> Dataset section
▬▬▬▬▬▬▬▬▬▬

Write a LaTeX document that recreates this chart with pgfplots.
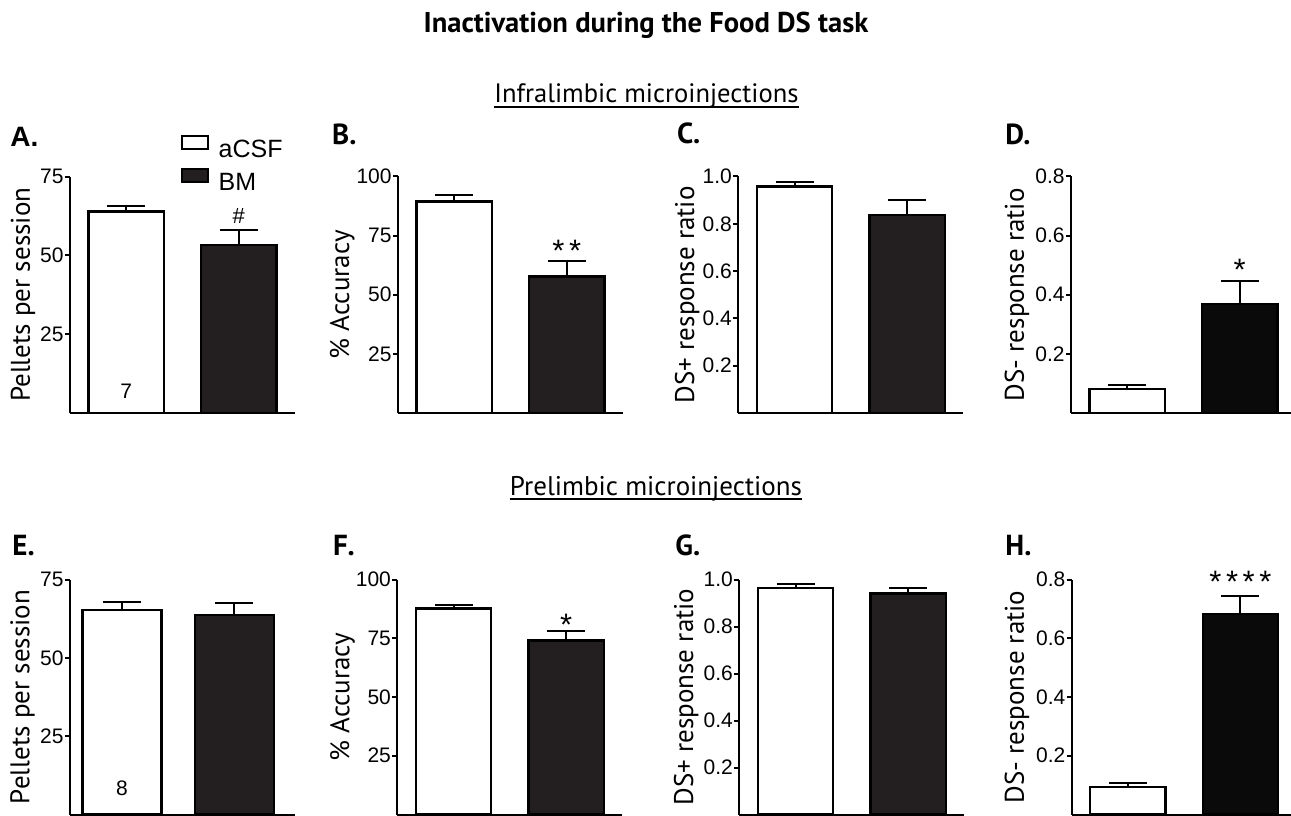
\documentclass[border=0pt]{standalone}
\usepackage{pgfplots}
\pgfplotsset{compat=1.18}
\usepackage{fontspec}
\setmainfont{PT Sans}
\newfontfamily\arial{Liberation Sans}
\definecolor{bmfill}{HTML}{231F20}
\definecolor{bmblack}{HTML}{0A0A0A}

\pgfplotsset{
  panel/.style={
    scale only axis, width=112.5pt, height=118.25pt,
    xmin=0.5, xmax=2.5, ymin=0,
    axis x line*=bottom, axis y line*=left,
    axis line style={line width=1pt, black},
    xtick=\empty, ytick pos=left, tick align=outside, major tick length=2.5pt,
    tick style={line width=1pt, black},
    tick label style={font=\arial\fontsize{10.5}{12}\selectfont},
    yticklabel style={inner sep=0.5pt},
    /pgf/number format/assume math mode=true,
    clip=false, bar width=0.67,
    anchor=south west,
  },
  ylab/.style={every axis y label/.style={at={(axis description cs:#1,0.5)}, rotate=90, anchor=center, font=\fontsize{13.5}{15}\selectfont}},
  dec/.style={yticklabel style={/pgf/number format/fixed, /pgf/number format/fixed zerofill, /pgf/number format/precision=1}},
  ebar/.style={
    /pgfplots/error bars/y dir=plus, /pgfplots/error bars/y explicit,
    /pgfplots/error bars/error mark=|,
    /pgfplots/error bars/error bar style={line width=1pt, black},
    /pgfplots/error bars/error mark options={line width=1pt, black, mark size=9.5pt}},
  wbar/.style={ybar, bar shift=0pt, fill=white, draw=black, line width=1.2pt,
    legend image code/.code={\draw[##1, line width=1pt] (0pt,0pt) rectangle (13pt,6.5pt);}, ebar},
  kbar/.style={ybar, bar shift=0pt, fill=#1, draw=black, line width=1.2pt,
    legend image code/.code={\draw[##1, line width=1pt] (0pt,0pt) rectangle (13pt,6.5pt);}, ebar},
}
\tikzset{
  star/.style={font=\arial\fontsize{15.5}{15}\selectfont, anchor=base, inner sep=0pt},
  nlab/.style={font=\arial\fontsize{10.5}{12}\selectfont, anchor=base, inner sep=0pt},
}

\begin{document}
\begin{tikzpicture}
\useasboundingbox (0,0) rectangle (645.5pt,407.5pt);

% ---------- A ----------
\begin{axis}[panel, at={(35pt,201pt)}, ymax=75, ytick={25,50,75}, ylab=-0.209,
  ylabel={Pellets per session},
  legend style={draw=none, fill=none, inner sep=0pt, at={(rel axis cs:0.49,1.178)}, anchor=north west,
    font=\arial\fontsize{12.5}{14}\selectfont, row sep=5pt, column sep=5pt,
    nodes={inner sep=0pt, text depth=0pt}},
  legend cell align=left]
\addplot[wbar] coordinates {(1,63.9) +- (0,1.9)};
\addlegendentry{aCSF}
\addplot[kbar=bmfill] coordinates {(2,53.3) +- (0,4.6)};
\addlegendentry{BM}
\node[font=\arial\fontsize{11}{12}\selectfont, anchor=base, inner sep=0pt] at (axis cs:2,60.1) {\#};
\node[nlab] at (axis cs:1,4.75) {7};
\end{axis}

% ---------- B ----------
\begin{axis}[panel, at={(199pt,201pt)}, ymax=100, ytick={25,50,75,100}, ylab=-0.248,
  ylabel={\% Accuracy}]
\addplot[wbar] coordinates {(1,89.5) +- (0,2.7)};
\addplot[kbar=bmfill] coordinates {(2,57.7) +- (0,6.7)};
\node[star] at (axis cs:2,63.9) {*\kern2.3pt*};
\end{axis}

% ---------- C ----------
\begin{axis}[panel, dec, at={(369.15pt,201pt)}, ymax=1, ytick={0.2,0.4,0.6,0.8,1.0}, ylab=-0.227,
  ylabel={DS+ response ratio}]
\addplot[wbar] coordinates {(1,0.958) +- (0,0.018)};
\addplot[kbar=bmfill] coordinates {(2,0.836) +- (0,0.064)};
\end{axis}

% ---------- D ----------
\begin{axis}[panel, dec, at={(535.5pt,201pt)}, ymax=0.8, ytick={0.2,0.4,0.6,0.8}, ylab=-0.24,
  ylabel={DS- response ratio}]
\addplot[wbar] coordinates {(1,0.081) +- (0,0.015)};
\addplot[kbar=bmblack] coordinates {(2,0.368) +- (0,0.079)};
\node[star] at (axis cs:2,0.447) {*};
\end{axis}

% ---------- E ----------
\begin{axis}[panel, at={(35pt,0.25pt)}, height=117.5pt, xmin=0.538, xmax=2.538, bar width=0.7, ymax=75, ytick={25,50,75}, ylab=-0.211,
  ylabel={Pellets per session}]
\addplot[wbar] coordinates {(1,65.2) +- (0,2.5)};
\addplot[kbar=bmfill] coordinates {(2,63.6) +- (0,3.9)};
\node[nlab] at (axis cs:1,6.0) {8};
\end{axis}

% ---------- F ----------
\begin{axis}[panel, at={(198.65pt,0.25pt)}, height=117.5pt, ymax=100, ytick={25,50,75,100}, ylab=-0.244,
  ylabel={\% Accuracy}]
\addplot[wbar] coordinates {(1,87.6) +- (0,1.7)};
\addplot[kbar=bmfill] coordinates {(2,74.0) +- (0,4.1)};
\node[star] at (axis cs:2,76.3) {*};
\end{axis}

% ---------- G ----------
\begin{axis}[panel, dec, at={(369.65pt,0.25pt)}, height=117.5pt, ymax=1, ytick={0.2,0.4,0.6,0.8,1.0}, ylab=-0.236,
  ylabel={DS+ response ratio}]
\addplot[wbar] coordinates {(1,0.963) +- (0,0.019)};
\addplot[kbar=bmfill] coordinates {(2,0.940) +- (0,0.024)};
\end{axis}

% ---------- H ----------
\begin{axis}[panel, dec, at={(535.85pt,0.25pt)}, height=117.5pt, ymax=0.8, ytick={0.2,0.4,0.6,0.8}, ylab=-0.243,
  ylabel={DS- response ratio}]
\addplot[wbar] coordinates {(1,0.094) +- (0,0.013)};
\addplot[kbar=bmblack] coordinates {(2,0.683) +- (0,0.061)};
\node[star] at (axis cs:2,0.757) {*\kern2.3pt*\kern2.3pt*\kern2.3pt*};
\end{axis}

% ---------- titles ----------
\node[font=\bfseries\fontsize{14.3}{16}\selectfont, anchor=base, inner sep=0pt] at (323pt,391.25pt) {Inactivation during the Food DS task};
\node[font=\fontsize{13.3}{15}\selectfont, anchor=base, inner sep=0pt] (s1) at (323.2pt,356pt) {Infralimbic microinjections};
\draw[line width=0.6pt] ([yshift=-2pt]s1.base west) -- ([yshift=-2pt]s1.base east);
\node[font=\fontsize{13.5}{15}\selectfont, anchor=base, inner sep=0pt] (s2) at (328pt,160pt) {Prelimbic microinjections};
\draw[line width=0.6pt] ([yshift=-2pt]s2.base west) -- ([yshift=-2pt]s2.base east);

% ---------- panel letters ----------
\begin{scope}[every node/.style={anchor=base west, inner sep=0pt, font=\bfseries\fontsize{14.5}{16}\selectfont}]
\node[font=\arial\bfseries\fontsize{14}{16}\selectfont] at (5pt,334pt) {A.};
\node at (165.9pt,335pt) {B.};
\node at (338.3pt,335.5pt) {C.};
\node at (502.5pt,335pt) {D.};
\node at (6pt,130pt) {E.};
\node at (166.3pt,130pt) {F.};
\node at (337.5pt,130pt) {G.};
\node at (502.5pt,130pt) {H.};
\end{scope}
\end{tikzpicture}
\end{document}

▬▬▬▬▬▬▬▬▬▬

> Exercise directions
Leave out the pictures and transcribe everything else exactly.

> Solution for this problem
Write a LaTeX document that recreates this chart with pgfplots.
\documentclass[border=0pt]{standalone}
\usepackage{pgfplots}
\pgfplotsset{compat=1.18}
\usepackage{fontspec}
\setmainfont{PT Sans}
\newfontfamily\arial{Liberation Sans}
\definecolor{bmfill}{HTML}{231F20}
\definecolor{bmblack}{HTML}{0A0A0A}

\pgfplotsset{
  panel/.style={
    scale only axis, width=112.5pt, height=118.25pt,
    xmin=0.5, xmax=2.5, ymin=0,
    axis x line*=bottom, axis y line*=left,
    axis line style={line width=1pt, black},
    xtick=\empty, ytick pos=left, tick align=outside, major tick length=2.5pt,
    tick style={line width=1pt, black},
    tick label style={font=\arial\fontsize{10.5}{12}\selectfont},
    yticklabel style={inner sep=0.5pt},
    /pgf/number format/assume math mode=true,
    clip=false, bar width=0.67,
    anchor=south west,
  },
  ylab/.style={every axis y label/.style={at={(axis description cs:#1,0.5)}, rotate=90, anchor=center, font=\fontsize{13.5}{15}\selectfont}},
  dec/.style={yticklabel style={/pgf/number format/fixed, /pgf/number format/fixed zerofill, /pgf/number format/precision=1}},
  ebar/.style={
    /pgfplots/error bars/y dir=plus, /pgfplots/error bars/y explicit,
    /pgfplots/error bars/error mark=|,
    /pgfplots/error bars/error bar style={line width=1pt, black},
    /pgfplots/error bars/error mark options={line width=1pt, black, mark size=9.5pt}},
  wbar/.style={ybar, bar shift=0pt, fill=white, draw=black, line width=1.2pt,
    legend image code/.code={\draw[##1, line width=1pt] (0pt,0pt) rectangle (13pt,6.5pt);}, ebar},
  kbar/.style={ybar, bar shift=0pt, fill=#1, draw=black, line width=1.2pt,
    legend image code/.code={\draw[##1, line width=1pt] (0pt,0pt) rectangle (13pt,6.5pt);}, ebar},
}
\tikzset{
  star/.style={font=\arial\fontsize{15.5}{15}\selectfont, anchor=base, inner sep=0pt},
  nlab/.style={font=\arial\fontsize{10.5}{12}\selectfont, anchor=base, inner sep=0pt},
}

\begin{document}
\begin{tikzpicture}
\useasboundingbox (0,0) rectangle (645.5pt,407.5pt);

% ---------- A ----------
\begin{axis}[panel, at={(35pt,201pt)}, ymax=75, ytick={25,50,75}, ylab=-0.209,
  ylabel={Pellets per session},
  legend style={draw=none, fill=none, inner sep=0pt, at={(rel axis cs:0.49,1.178)}, anchor=north west,
    font=\arial\fontsize{12.5}{14}\selectfont, row sep=5pt, column sep=5pt,
    nodes={inner sep=0pt, text depth=0pt}},
  legend cell align=left]
\addplot[wbar] coordinates {(1,63.9) +- (0,1.9)};
\addlegendentry{aCSF}
\addplot[kbar=bmfill] coordinates {(2,53.3) +- (0,4.6)};
\addlegendentry{BM}
\node[font=\arial\fontsize{11}{12}\selectfont, anchor=base, inner sep=0pt] at (axis cs:2,60.1) {\#};
\node[nlab] at (axis cs:1,4.75) {7};
\end{axis}

% ---------- B ----------
\begin{axis}[panel, at={(199pt,201pt)}, ymax=100, ytick={25,50,75,100}, ylab=-0.248,
  ylabel={\% Accuracy}]
\addplot[wbar] coordinates {(1,89.5) +- (0,2.7)};
\addplot[kbar=bmfill] coordinates {(2,57.7) +- (0,6.7)};
\node[star] at (axis cs:2,63.9) {*\kern2.3pt*};
\end{axis}

% ---------- C ----------
\begin{axis}[panel, dec, at={(369.15pt,201pt)}, ymax=1, ytick={0.2,0.4,0.6,0.8,1.0}, ylab=-0.227,
  ylabel={DS+ response ratio}]
\addplot[wbar] coordinates {(1,0.958) +- (0,0.018)};
\addplot[kbar=bmfill] coordinates {(2,0.836) +- (0,0.064)};
\end{axis}

% ---------- D ----------
\begin{axis}[panel, dec, at={(535.5pt,201pt)}, ymax=0.8, ytick={0.2,0.4,0.6,0.8}, ylab=-0.24,
  ylabel={DS- response ratio}]
\addplot[wbar] coordinates {(1,0.081) +- (0,0.015)};
\addplot[kbar=bmblack] coordinates {(2,0.368) +- (0,0.079)};
\node[star] at (axis cs:2,0.447) {*};
\end{axis}

% ---------- E ----------
\begin{axis}[panel, at={(35pt,0.25pt)}, height=117.5pt, xmin=0.538, xmax=2.538, bar width=0.7, ymax=75, ytick={25,50,75}, ylab=-0.211,
  ylabel={Pellets per session}]
\addplot[wbar] coordinates {(1,65.2) +- (0,2.5)};
\addplot[kbar=bmfill] coordinates {(2,63.6) +- (0,3.9)};
\node[nlab] at (axis cs:1,6.0) {8};
\end{axis}

% ---------- F ----------
\begin{axis}[panel, at={(198.65pt,0.25pt)}, height=117.5pt, ymax=100, ytick={25,50,75,100}, ylab=-0.244,
  ylabel={\% Accuracy}]
\addplot[wbar] coordinates {(1,87.6) +- (0,1.7)};
\addplot[kbar=bmfill] coordinates {(2,74.0) +- (0,4.1)};
\node[star] at (axis cs:2,76.3) {*};
\end{axis}

% ---------- G ----------
\begin{axis}[panel, dec, at={(369.65pt,0.25pt)}, height=117.5pt, ymax=1, ytick={0.2,0.4,0.6,0.8,1.0}, ylab=-0.236,
  ylabel={DS+ response ratio}]
\addplot[wbar] coordinates {(1,0.963) +- (0,0.019)};
\addplot[kbar=bmfill] coordinates {(2,0.940) +- (0,0.024)};
\end{axis}

% ---------- H ----------
\begin{axis}[panel, dec, at={(535.85pt,0.25pt)}, height=117.5pt, ymax=0.8, ytick={0.2,0.4,0.6,0.8}, ylab=-0.243,
  ylabel={DS- response ratio}]
\addplot[wbar] coordinates {(1,0.094) +- (0,0.013)};
\addplot[kbar=bmblack] coordinates {(2,0.683) +- (0,0.061)};
\node[star] at (axis cs:2,0.757) {*\kern2.3pt*\kern2.3pt*\kern2.3pt*};
\end{axis}

% ---------- titles ----------
\node[font=\bfseries\fontsize{14.3}{16}\selectfont, anchor=base, inner sep=0pt] at (323pt,391.25pt) {Inactivation during the Food DS task};
\node[font=\fontsize{13.3}{15}\selectfont, anchor=base, inner sep=0pt] (s1) at (323.2pt,356pt) {Infralimbic microinjections};
\draw[line width=0.6pt] ([yshift=-2pt]s1.base west) -- ([yshift=-2pt]s1.base east);
\node[font=\fontsize{13.5}{15}\selectfont, anchor=base, inner sep=0pt] (s2) at (328pt,160pt) {Prelimbic microinjections};
\draw[line width=0.6pt] ([yshift=-2pt]s2.base west) -- ([yshift=-2pt]s2.base east);

% ---------- panel letters ----------
\begin{scope}[every node/.style={anchor=base west, inner sep=0pt, font=\bfseries\fontsize{14.5}{16}\selectfont}]
\node[font=\arial\bfseries\fontsize{14}{16}\selectfont] at (5pt,334pt) {A.};
\node at (165.9pt,335pt) {B.};
\node at (338.3pt,335.5pt) {C.};
\node at (502.5pt,335pt) {D.};
\node at (6pt,130pt) {E.};
\node at (166.3pt,130pt) {F.};
\node at (337.5pt,130pt) {G.};
\node at (502.5pt,130pt) {H.};
\end{scope}
\end{tikzpicture}
\end{document}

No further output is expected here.